Adding to the euro’s struggles, tensions between Ukraine and the U.S. have escalated, after a failed meeting between Trump and Zelenskyy, leading to concerns over whether Washington will continue supporting Ukraine’s war efforts. Eastern European leaders have stepped in to offer aid, but the uncertainty is denting sentiment toward the euro.
Geopolitical Risks Weigh on EUR/USD
Beyond the Ukraine crisis, trade tensions are further complicating the outlook for EUR/USD. Trump’s announcement of 25% tariffs on EU goods is a major risk factor for the euro, as it could hamper European exports and weaken economic activity in the region. Markets are also bracing for the impact of new tariffs on Canadian and Mexican imports, which are set to take effect on March 4th.
Meanwhile, the European Central Bank (ECB) is widely expected to cut interest rates by 25bps at its upcoming meeting. ECB officials remain divided on the pace of policy easing, particularly amid high services inflation, which has been stuck around 4% since late 2023. ECB President Christine Lagarde has maintained a cautious stance, but if growth continues to slow, the central bank may be forced into a more aggressive rate-cut cycle, which could push EUR/USD lower.
On the U.S. side, the Federal Reserve has kept rates steady at 4.25%–4.50%, but comments from Fed Chair Jerome Powell suggest that the central bank is not yet ready to cut rates aggressively. Strong U.S. labor market data and resilient consumer spending could delay rate cuts, supporting the dollar and limiting upside for EUR/USD.

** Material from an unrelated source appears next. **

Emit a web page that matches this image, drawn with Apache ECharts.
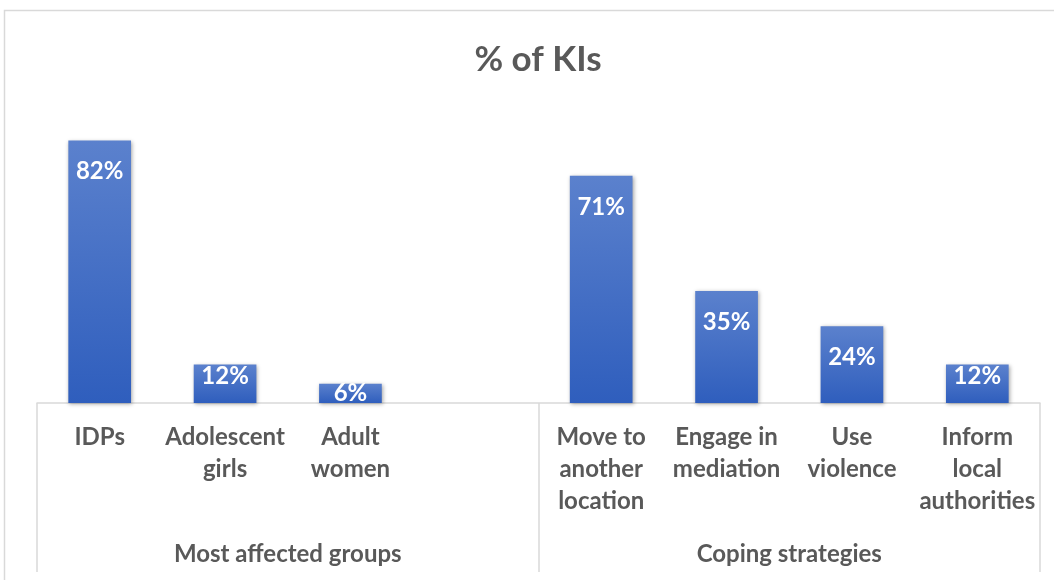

Technical Outlook – Can EUR/USD Hold Above 1.04?
From a technical standpoint, EUR/USD has bounced off its 1.0380 support level, but faces strong resistance at 1.0490 and 1.0530. The pair is currently trading above its 20-day SMA at 1.0425, indicating a mild bullish bias, but remains below its 100-day SMA, which sits near 1.0530.
Momentum indicators are sending mixed signals. The Relative Strength Index (RSI) is hovering around 55, suggesting that bulls still have control, but the Average Directional Index (ADX) remains weak, indicating that the recent uptrend lacks conviction.
If EUR/USD manages to break above 1.0500, further upside toward 1.0572 and 1.0629 is possible. However, failure to hold above 1.0400 could see the pair retesting last week’s low of 1.0360, with deeper losses potentially extending toward 1.0280 or even 1.0200.
Trading Strategy – What’s the Next Move for EUR/USD?
For traders, the battle between Fed rate cut expectations and ECB policy uncertainty remains the key driver for EUR/USD. The near-term outlook hinges on upcoming U.S. economic data, particularly the ISM Manufacturing PMI, which is projected to drop to 50.5 from 50.9. A weaker-than-expected reading could reinforce expectations of Fed easing, weighing on the dollar and pushing EUR/USD higher.
Conversely, if ECB rate cut expectations intensify or if geopolitical risks escalate, the euro could remain under pressure, with the 1.0400 level at risk of breaking down.
Final Take – Is EUR/USD a Buy, Sell, or Hold?
Right now, EUR/USD remains in a neutral zone, with upside capped by technical resistance at 1.0500 and downside risks growing due to eurozone economic weakness and trade tensions. If the pair fails to hold above 1.0400, the bearish momentum could accelerate, making short positions more attractive.
However, if the dollar weakens further on dovish Fed commentary, EUR/USD could have room to rally toward 1.0570. For now, the best strategy is to wait for a decisive breakout above 1.05 or a breakdown below 1.04 before committing to a directional trade.
With U.S. data, ECB decisions, and geopolitical developments shaping the outlook, traders should stay cautious as volatility in EUR/USD is likely to increase in the coming days.